→ **Task prompt**
Give back every line exactly as it appears, pictures excluded.

→ **Recorded information**
################
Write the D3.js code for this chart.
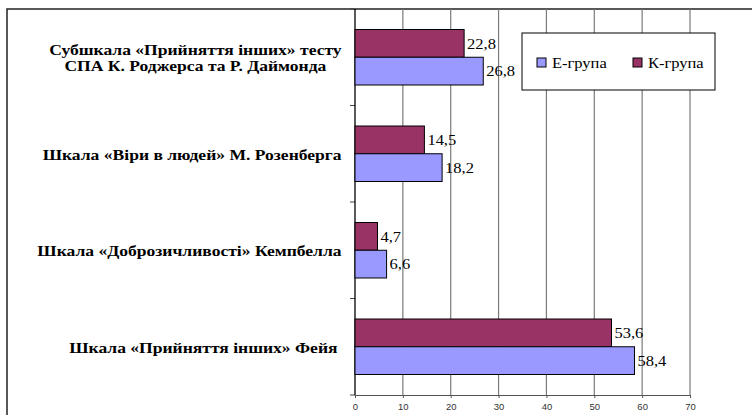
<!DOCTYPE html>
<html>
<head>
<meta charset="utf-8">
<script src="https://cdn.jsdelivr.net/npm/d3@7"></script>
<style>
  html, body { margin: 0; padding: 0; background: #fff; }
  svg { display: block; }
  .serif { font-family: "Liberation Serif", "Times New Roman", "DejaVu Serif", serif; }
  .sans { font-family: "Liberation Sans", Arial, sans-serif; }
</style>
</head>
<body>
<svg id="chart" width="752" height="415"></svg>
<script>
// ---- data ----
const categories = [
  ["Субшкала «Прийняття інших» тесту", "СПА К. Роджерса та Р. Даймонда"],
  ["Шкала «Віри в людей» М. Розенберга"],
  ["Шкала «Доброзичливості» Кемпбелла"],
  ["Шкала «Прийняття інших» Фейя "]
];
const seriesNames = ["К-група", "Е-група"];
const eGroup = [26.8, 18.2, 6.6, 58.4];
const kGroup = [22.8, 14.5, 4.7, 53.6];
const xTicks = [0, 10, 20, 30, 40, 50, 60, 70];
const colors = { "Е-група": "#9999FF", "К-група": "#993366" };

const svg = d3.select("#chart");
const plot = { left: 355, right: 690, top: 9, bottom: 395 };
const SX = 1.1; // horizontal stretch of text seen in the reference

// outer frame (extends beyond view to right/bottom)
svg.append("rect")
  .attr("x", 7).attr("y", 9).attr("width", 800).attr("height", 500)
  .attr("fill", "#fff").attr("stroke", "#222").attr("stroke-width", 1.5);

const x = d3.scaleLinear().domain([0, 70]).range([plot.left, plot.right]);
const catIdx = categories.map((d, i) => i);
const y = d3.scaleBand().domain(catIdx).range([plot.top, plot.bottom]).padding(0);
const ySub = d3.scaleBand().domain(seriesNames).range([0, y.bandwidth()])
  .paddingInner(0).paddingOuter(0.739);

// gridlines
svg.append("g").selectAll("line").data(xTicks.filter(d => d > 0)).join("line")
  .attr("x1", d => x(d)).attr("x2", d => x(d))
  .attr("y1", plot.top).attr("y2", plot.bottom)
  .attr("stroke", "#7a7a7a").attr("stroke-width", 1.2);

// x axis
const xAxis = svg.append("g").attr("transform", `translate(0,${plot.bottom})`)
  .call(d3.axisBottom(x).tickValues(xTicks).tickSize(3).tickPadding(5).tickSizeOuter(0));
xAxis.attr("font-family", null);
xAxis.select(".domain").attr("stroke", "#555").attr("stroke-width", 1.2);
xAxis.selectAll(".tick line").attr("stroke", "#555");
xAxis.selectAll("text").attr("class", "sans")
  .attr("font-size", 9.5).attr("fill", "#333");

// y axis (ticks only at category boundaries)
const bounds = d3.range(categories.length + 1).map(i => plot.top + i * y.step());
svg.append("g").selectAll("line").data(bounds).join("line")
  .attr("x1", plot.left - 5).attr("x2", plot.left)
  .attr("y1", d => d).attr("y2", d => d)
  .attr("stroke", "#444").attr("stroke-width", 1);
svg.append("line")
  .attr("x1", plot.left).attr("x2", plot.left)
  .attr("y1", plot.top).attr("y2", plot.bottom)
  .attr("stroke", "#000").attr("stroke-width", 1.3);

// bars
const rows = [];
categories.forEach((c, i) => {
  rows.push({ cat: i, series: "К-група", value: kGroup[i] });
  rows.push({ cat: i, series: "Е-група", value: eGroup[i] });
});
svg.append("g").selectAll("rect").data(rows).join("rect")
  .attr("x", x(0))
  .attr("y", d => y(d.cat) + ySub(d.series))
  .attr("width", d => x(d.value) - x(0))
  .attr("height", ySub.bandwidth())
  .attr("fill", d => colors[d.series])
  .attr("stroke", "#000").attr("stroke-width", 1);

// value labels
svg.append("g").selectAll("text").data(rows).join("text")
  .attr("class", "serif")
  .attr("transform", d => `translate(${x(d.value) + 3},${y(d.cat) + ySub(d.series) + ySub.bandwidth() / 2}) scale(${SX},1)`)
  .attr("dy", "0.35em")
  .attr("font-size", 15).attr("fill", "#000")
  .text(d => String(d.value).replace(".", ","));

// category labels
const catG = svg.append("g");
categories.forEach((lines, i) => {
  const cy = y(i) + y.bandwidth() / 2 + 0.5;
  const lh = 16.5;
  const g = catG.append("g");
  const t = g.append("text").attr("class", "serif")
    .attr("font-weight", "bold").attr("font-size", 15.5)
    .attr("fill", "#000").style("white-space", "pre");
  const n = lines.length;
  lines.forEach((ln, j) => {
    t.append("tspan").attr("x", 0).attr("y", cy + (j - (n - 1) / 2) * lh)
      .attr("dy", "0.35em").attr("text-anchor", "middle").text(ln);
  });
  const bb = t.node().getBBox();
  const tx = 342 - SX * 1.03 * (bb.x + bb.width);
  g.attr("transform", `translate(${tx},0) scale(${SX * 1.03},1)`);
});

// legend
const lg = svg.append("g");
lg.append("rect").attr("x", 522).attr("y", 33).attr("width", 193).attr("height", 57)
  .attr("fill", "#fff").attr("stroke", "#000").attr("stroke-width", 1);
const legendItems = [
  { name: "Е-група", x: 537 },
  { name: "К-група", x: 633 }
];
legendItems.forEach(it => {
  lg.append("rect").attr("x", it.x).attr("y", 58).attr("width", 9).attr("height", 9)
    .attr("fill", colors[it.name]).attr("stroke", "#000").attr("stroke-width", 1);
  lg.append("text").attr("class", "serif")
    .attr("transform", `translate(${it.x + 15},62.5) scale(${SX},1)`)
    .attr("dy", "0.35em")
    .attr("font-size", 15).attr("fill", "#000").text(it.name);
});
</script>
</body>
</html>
################
→ **Result of this exercise**
Write the D3.js code for this chart.
<!DOCTYPE html>
<html>
<head>
<meta charset="utf-8">
<script src="https://cdn.jsdelivr.net/npm/d3@7"></script>
<style>
  html, body { margin: 0; padding: 0; background: #fff; }
  svg { display: block; }
  .serif { font-family: "Liberation Serif", "Times New Roman", "DejaVu Serif", serif; }
  .sans { font-family: "Liberation Sans", Arial, sans-serif; }
</style>
</head>
<body>
<svg id="chart" width="752" height="415"></svg>
<script>
// ---- data ----
const categories = [
  ["Субшкала «Прийняття інших» тесту", "СПА К. Роджерса та Р. Даймонда"],
  ["Шкала «Віри в людей» М. Розенберга"],
  ["Шкала «Доброзичливості» Кемпбелла"],
  ["Шкала «Прийняття інших» Фейя "]
];
const seriesNames = ["К-група", "Е-група"];
const eGroup = [26.8, 18.2, 6.6, 58.4];
const kGroup = [22.8, 14.5, 4.7, 53.6];
const xTicks = [0, 10, 20, 30, 40, 50, 60, 70];
const colors = { "Е-група": "#9999FF", "К-група": "#993366" };

const svg = d3.select("#chart");
const plot = { left: 355, right: 690, top: 9, bottom: 395 };
const SX = 1.1; // horizontal stretch of text seen in the reference

// outer frame (extends beyond view to right/bottom)
svg.append("rect")
  .attr("x", 7).attr("y", 9).attr("width", 800).attr("height", 500)
  .attr("fill", "#fff").attr("stroke", "#222").attr("stroke-width", 1.5);

const x = d3.scaleLinear().domain([0, 70]).range([plot.left, plot.right]);
const catIdx = categories.map((d, i) => i);
const y = d3.scaleBand().domain(catIdx).range([plot.top, plot.bottom]).padding(0);
const ySub = d3.scaleBand().domain(seriesNames).range([0, y.bandwidth()])
  .paddingInner(0).paddingOuter(0.739);

// gridlines
svg.append("g").selectAll("line").data(xTicks.filter(d => d > 0)).join("line")
  .attr("x1", d => x(d)).attr("x2", d => x(d))
  .attr("y1", plot.top).attr("y2", plot.bottom)
  .attr("stroke", "#7a7a7a").attr("stroke-width", 1.2);

// x axis
const xAxis = svg.append("g").attr("transform", `translate(0,${plot.bottom})`)
  .call(d3.axisBottom(x).tickValues(xTicks).tickSize(3).tickPadding(5).tickSizeOuter(0));
xAxis.attr("font-family", null);
xAxis.select(".domain").attr("stroke", "#555").attr("stroke-width", 1.2);
xAxis.selectAll(".tick line").attr("stroke", "#555");
xAxis.selectAll("text").attr("class", "sans")
  .attr("font-size", 9.5).attr("fill", "#333");

// y axis (ticks only at category boundaries)
const bounds = d3.range(categories.length + 1).map(i => plot.top + i * y.step());
svg.append("g").selectAll("line").data(bounds).join("line")
  .attr("x1", plot.left - 5).attr("x2", plot.left)
  .attr("y1", d => d).attr("y2", d => d)
  .attr("stroke", "#444").attr("stroke-width", 1);
svg.append("line")
  .attr("x1", plot.left).attr("x2", plot.left)
  .attr("y1", plot.top).attr("y2", plot.bottom)
  .attr("stroke", "#000").attr("stroke-width", 1.3);

// bars
const rows = [];
categories.forEach((c, i) => {
  rows.push({ cat: i, series: "К-група", value: kGroup[i] });
  rows.push({ cat: i, series: "Е-група", value: eGroup[i] });
});
svg.append("g").selectAll("rect").data(rows).join("rect")
  .attr("x", x(0))
  .attr("y", d => y(d.cat) + ySub(d.series))
  .attr("width", d => x(d.value) - x(0))
  .attr("height", ySub.bandwidth())
  .attr("fill", d => colors[d.series])
  .attr("stroke", "#000").attr("stroke-width", 1);

// value labels
svg.append("g").selectAll("text").data(rows).join("text")
  .attr("class", "serif")
  .attr("transform", d => `translate(${x(d.value) + 3},${y(d.cat) + ySub(d.series) + ySub.bandwidth() / 2}) scale(${SX},1)`)
  .attr("dy", "0.35em")
  .attr("font-size", 15).attr("fill", "#000")
  .text(d => String(d.value).replace(".", ","));

// category labels
const catG = svg.append("g");
categories.forEach((lines, i) => {
  const cy = y(i) + y.bandwidth() / 2 + 0.5;
  const lh = 16.5;
  const g = catG.append("g");
  const t = g.append("text").attr("class", "serif")
    .attr("font-weight", "bold").attr("font-size", 15.5)
    .attr("fill", "#000").style("white-space", "pre");
  const n = lines.length;
  lines.forEach((ln, j) => {
    t.append("tspan").attr("x", 0).attr("y", cy + (j - (n - 1) / 2) * lh)
      .attr("dy", "0.35em").attr("text-anchor", "middle").text(ln);
  });
  const bb = t.node().getBBox();
  const tx = 342 - SX * 1.03 * (bb.x + bb.width);
  g.attr("transform", `translate(${tx},0) scale(${SX * 1.03},1)`);
});

// legend
const lg = svg.append("g");
lg.append("rect").attr("x", 522).attr("y", 33).attr("width", 193).attr("height", 57)
  .attr("fill", "#fff").attr("stroke", "#000").attr("stroke-width", 1);
const legendItems = [
  { name: "Е-група", x: 537 },
  { name: "К-група", x: 633 }
];
legendItems.forEach(it => {
  lg.append("rect").attr("x", it.x).attr("y", 58).attr("width", 9).attr("height", 9)
    .attr("fill", colors[it.name]).attr("stroke", "#000").attr("stroke-width", 1);
  lg.append("text").attr("class", "serif")
    .attr("transform", `translate(${it.x + 15},62.5) scale(${SX},1)`)
    .attr("dy", "0.35em")
    .attr("font-size", 15).attr("fill", "#000").text(it.name);
});
</script>
</body>
</html>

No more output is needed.